Si l'on devait synthétiser et trouver les dénominateurs communs à ces trois axes, la volonté non pas de dénoncer mais de documenter l'impossible rapprochement entre les différentes classes sociales du Japon d'alors serait sans doute pour moi l'aspect le plus marquant. Loin de tout principe de démonstration, c'est plus sur le terrain de l'illustration allégorique que Entre le ciel et l'enfer évolue. La scène finale est à cet égard totalement dénuée d'ambiguïté : le rideau se ferme entre les deux hommes avec la même violence d'un point de vue diégétique, en excluant avec force toute possibilité de dialogue, et d'un point de vue extra-diégétique, en entérinant le caractère littéralement inconcevable de la réconciliation entre deux membres de classes opposées.

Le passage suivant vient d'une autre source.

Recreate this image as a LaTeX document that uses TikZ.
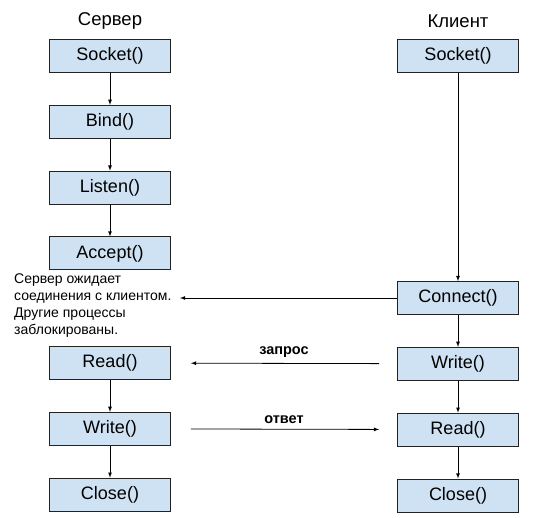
\documentclass[tikz,border=0pt]{standalone}
\usepackage{fontspec}
\setmainfont{Liberation Sans}
\usetikzlibrary{arrows}
\usetikzlibrary{positioning}
\definecolor{boxblue}{HTML}{CFE2F3}
\definecolor{boxline}{HTML}{222222}

\begin{document}
\begin{tikzpicture}[x=1pt, y=1pt, >=latex,
        call/.style={draw=boxline, fill=boxblue, line width=0.8pt, minimum width=121pt,
            minimum height=33pt, inner sep=0pt, font=\fontsize{18}{21}\selectfont},
        side/.style={font=\fontsize{18.5}{21}\selectfont},
        flow/.style={->, line width=0.8pt},
        msg/.style={font=\fontsize{14.5}{16}\selectfont\bfseries}]
        \useasboundingbox (0,0) rectangle (535,-518);

        \node[side] (srv) at (110,-21) {Сервер};
        \node[side] (cli) at (458,-21) {Клиент};

        % server
        \node[call]                    (s1) at (110,-56) {Socket()};
        \node[call, below=32pt of s1]  (s2) {Bind()};
        \node[call, below=32pt of s2]  (s3) {Listen()};
        \node[call, below=32pt of s3]  (s4) {Accept()};
        \node[call]                    (s5) at (110,-363) {Read()};
        \node[call, below=32pt of s5]  (s6) {Write()};
        \node[call, below=32pt of s6]  (s7) {Close()};

        % client
        \node[call]                    (c1) at (458,-56) {Socket()};
        \node[call]                    (c2) at (458,-298) {Connect()};
        \node[call, below=32pt of c2]  (c3) {Write()};
        \node[call, below=32pt of c3]  (c4) {Read()};
        \node[call, below=32pt of c4]  (c5) {Close()};

        \node[anchor=west, align=left, inner sep=0pt,
            font=\fontsize{14}{17}\selectfont] (wait) at (14,-306)
            {Сервер ожидает\\соединения с клиентом.\\Другие процессы\\заблокированы.};
        \coordinate (waitend) at (180,-298);

        \draw[flow]
            (s1) edge (s2)
            (s2) edge (s3)
            (s3) edge (s4)
            (s5) edge (s6)
            (s6) edge (s7)
            (c1) edge (c2)
            (c2) edge (c3)
            (c3) edge (c4)
            (c4) edge (c5)
            (c2) edge (waitend);

        \draw[flow, shorten <=18pt, shorten >=20pt]
            (c3) -- node[msg, above=2pt] {запрос} (s5);
        \draw[flow, shorten <=20pt, shorten >=18pt]
            (s6) -- node[msg, above=2pt] {ответ} (c4);
\end{tikzpicture}
\end{document}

Akira Kurosawa prend également le temps et le soin de décrire les motivations des deux principaux pôles antagonistes.
Pour Gondo, cela consiste à expliciter les conditions de sa position sociale durement acquise (semble-t-il, par opposition à celle de sa femme par exemple) et tout ce qu'elle représente en termes de richesses qu'il peut perdre. Toutes les responsabilités qui accompagnent la gestion et la possession de tels volumes pécuniaires, qu'un seul homme ne saurait assumer. Toute l'humiliation, l'offense, l'insulte, voire l'outrage qu'une simple maison de luxe peut passivement générer et entretenir sur les populations qu'elle domine dans tous les sens du terme. Mais la critique ne s'arrête pas aux portes de la richesse, puisque durant les deux derniers tiers du film, le personnage de Gondo retrouvera une certaine popularité auprès de ceux-là mêmes qui l'abhorraient avec vigueur du temps de son opulence : est-ce que l'on condamne l'homme pour ce qu'il est ou pour ce qu'il a ? Le fait qu'il ait été déshérité annulerait ainsi tout ce qu'il a été, de manière inconditionnelle ? On sent bien que derrière cette haine arbitraire, le retournement du jugement moral soulève beaucoup de questions autour des expressions de la richesse comme autant de signes de provocation, active ou passive, consciente ou inconsciente.
De l'autre côté, il y a le ravisseur, que l'on ne nommera même pas. Il incarne progressivement le double rigoureux de Gondo, et ce rapprochement trouvera son point culminant en termes d'intensité dramatique lors de la séquence finale. Richesse et pauvreté, exposition et dissimulation, opulence et restriction, hygiène des appartements huppés et ravages de la drogue dans les bidonvilles : tous ces reflets contradictoires finissent par s'unir et coïncider sur la vitre qui sépare les deux hommes lors de la séquence finale. Kurosawa renvoie dos à dos tout ce qu'ils représentent respectivement, mais en insistant sur ces visages qui se fondent l'un sur l'autre dans l'espace ténu qui pourtant les sépare, la relation qui les unit paraît aussi forte que tout ce qui les désunit. Et tandis que l'ensemble du film avait construit l'image d'un malfaiteur froid et calculateur, parfaitement maître de ses actes et de ses émotions, un être ivre de haine, de ressentiment et de vengeance, son impuissance nous explose à la gueule à travers un cri de douleur infinie. Une impuissance teintée de désespoir confirmant de manière définitive le gouffre qui cloisonne leurs existences, dans le fracas du rideau qui tombe. D'un côté, un homme seul face à son reflet, pétrifié dans son incompréhension. De l'autre, un homme seul face à ses démons, privé de son droit de s'abstraire de sa condition.